Practical Examples and Considerations
Let's illustrate with an example. Assume we have a projectile with a mass of 0.01 kg (10 grams) and a velocity of 500 m/s, and a time of interaction of 0.001 seconds:
Fr = (0.01 kg * 500 m/s) / 0.001 s = 5000 N
This represents a significant recoil force.
Important Considerations:
- Multiple projectiles: For weapons firing multiple projectiles simultaneously (like shotguns), the total momentum of all projectiles must be considered.
- Gas pressure: In reality, propellant gases contribute to recoil. This requires more complex calculations considering gas expansion and pressure.
- Friction: Friction within the barrel affects the velocity of the projectile and consequently the recoil force.
- Units: Ensure consistent units throughout the calculation to obtain accurate results.
Beyond the Basic Formula: Advanced Recoil Analysis
For more precise calculations, advanced models consider factors like:
- Propellant gas pressure: Sophisticated models use pressure-time curves to estimate the impulse imparted by the expanding gases.
- Barrel friction: Modeling barrel friction adds another layer of complexity, influencing both projectile velocity and recoil.
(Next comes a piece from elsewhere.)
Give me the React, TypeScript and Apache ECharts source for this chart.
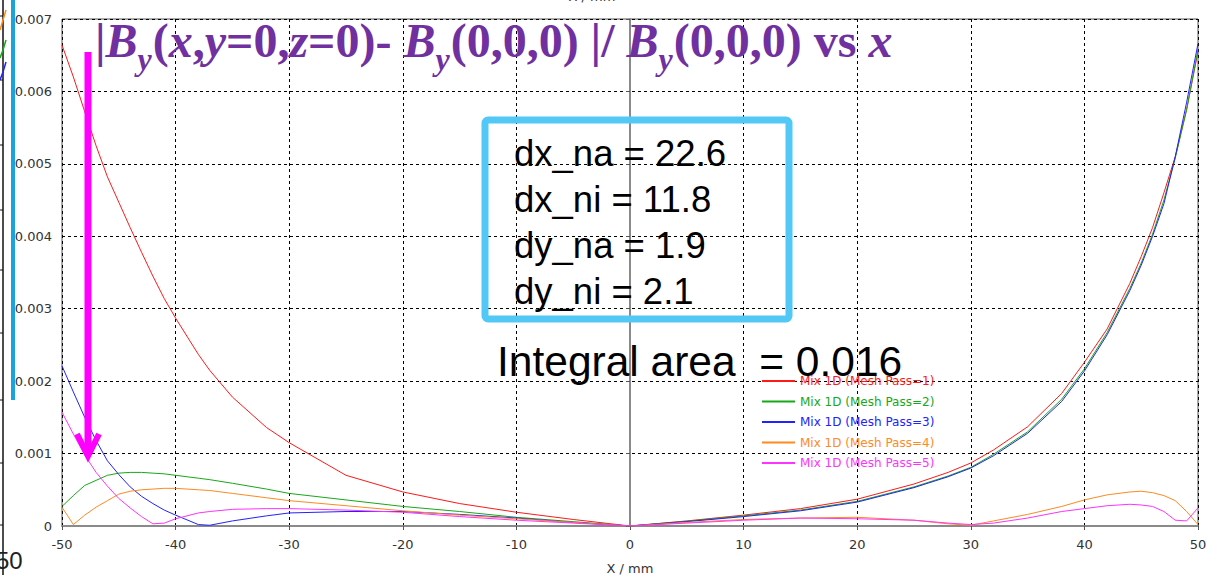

- System dynamics: Analyzing the entire weapon system’s response to recoil is essential for designing stable and controllable systems. Finite Element Analysis (FEA) is often utilized.
Conclusion
Determining recoil force involves understanding fundamental physics and using appropriate formulas. While the basic formula provides a good estimate, more accurate calculations require considering the complexities of propellant gas pressure, friction, and system dynamics. Access to specialized equipment and possibly engineering simulations is necessary for precision. Remember to always prioritize safety when working with firearms or any system involving high-velocity projectiles.